Welcome to Money Slackers, a regular discussion among Policygenius staffers about money. We held the following conversation in a Slack chatroom. It's been lightly edited.

Myles Ma : Hello to my favorite group of people with whom I regularly talk about money. In honor of Mother's Day, which is days away as of this chat, and Father's Day, which is a month away, we're talking about our parents!!! And how they've influenced how we think about money.

So let us get started. Anna, since you partially inspired this discussion, can you start us off with some of the best financial advice your parents gave you? Everyone else can chime in after.

Anna Swartz : OMG, wow, I'm honored to kick this off. My parents are amazing savers, in an intimidating way, and they know a lot about money so I go to them with my questions all the time, but I'd have to say the best advice I've gotten is from my mom, Linda.

Myles: Hi, Linda!

Anna: She's a big fan of spending more money up front so you get to enjoy it longer. Like she thinks when you buy a home, or any property, do as much as you can afford to do upfront so you get to enjoy it longer, as opposed to like, renovating the kitchen right before you sell. You can't take it with you, so at a certain point you have to be willing to spend some money to improve your quality of life!

Myles: I think my parents have become like that, but when I was growing up, were much more tightfisted.

Holden Lee : My parents are in general horrible with money.

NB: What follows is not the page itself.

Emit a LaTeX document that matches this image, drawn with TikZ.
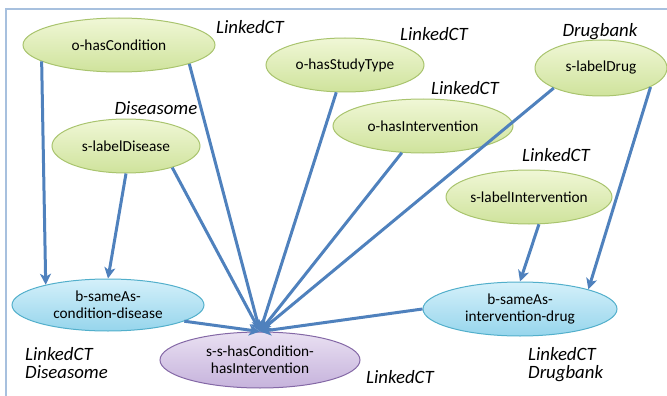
\documentclass[tikz,border=0pt]{standalone}
\usepackage{fontspec}
\setmainfont{Carlito}
\usetikzlibrary{shapes.geometric, arrows.meta}

\definecolor{grTop}{HTML}{F0F7D6}
\definecolor{grBot}{HTML}{CFE39C}
\definecolor{grLine}{HTML}{A9C46E}
\definecolor{blTop}{HTML}{D4F0FA}
\definecolor{blBot}{HTML}{96D5EC}
\definecolor{blLine}{HTML}{52AFCB}
\definecolor{puTop}{HTML}{E9E0F2}
\definecolor{puBot}{HTML}{C6B3DC}
\definecolor{puLine}{HTML}{8468A6}
\definecolor{arr}{HTML}{4F81BD}
\definecolor{frame}{HTML}{A7C0DE}

\tikzset{
    ell/.style={ellipse, inner sep=0pt, line width=1pt, align=center,
        font=\fontsize{15.3}{17}\selectfont},
    greenell/.style={ell, draw=grLine, top color=grTop, bottom color=grBot},
    blueell/.style={ell, draw=blLine, top color=blTop, bottom color=blBot},
    purpleell/.style={ell, draw=puLine, top color=puTop, bottom color=puBot},
    src/.style={font=\fontsize{18.8}{18}\selectfont\itshape, inner sep=0pt, align=left},
    link/.style={arr, line width=3pt, -{Stealth[length=11pt, width=11pt, inset=3pt]}}
}

\begin{document}
\begin{tikzpicture}[x=1pt, y=-1pt]
    \useasboundingbox (0,0) rectangle (667,396);

    % frame
    \draw[frame, line width=1.5pt] (6,396) -- (6,9) -- (667,9);

    % sources
    \node[greenell, minimum width=192, minimum height=54] (cond) at (119,45) {o-hasCondition};
    \node[greenell, minimum width=158, minimum height=54] (study) at (345,65) {o-hasStudyType};
    \node[greenell, minimum width=132, minimum height=56] (drug) at (601,68) {s-labelDrug};
    \node[greenell, minimum width=180, minimum height=54] (interv) at (423,126) {o-hasIntervention};
    \node[greenell, minimum width=148, minimum height=54] (dis) at (126,146) {s-labelDisease};
    \node[greenell, minimum width=164, minimum height=54] (sint) at (529,197) {s-labelIntervention};

    % sameAs
    \node[blueell, minimum width=192, minimum height=52] (bcd) at (108,305) {b-sameAs-\\condition-disease};
    \node[blueell, minimum width=194, minimum height=54] (bid) at (520,309) {b-sameAs-\\intervention-drug};

    % result
    \node[purpleell, minimum width=200, minimum height=56] (hub) at (260,360) {s-s-hasCondition-\\hasIntervention};

    % dataset labels
    \node[src] (lcond) at (250,27) {LinkedCT};
    \node[src] (ldis) at (156,108) {Diseasome};
    \node[src] (lstudy) at (434,34) {LinkedCT};
    \node[src] (ldrug) at (600,32) {Drugbank};
    \node[src] (linterv) at (465,88) {LinkedCT};
    \node[src] (lsint) at (556,155) {LinkedCT};
    \node[src, anchor=west] (lbcd) at (25,363) {LinkedCT\\Diseasome};
    \node[src] (lhub) at (400,377) {LinkedCT};
    \node[src, anchor=west] (lbid) at (528,365) {LinkedCT\\Drugbank};

    % links
    \draw[link] (cond.192) -- (bcd.162);
    \draw[link] (dis.south) -- (bcd.north);
    \draw[link] (cond.345) -- (hub.north);
    \draw[link] (dis.335) -- (hub.north);
    \draw[link] (study) -- (hub.north);
    \draw[link] (interv) -- (hub.north);
    \draw[link] (drug.203) -- (hub.north);
    \draw[link] (bcd.348) -- (hub.north);
    \draw[link] (bid.west) -- (hub.north);
    \draw[link] (drug.339) -- (bid.16);
    \draw[link] (sint.290) -- (bid.north);

\end{tikzpicture}
\end{document}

Jeanine Skowronski : Say more, Holden.

Holden: Generally, they are frugal, but 1) they never talked about money with me, 2) they never shared any financial info with me, and 3) the only time I got any sense of their financial situation was when I applied for the Free Application for Federal Student Aid. The only financial advice I got was "Do what you love, money will follow."

Mohammed Diallo : My mom is like Holden's parents in that she gives little money advice and told me I could do what I love as long as it's doctor, engineer or lawyer. After all, they didn't send me to America to be broke!

Hanna Horvath : My parents said "Money is a privilege, not a right."

Anna: Did you get an allowance growing up?

Hanna: No I didn't. But I started working at 14. So I just used that money.

Myles: I got like $20 to buy lunch for the week and I got to keep whatever I did not spend. This encouraged me to eat a bagel every day. Bad incentive to be honest.

Anna: In high school?

Myles: Yes.

Blayne Smith : We grew up pretty thrifty and I learned a lot from that, not really specific advice all the time but just realizing that in a relatively large working-class family (4 kids) we had to live within our means. And we were all pretty aware of that.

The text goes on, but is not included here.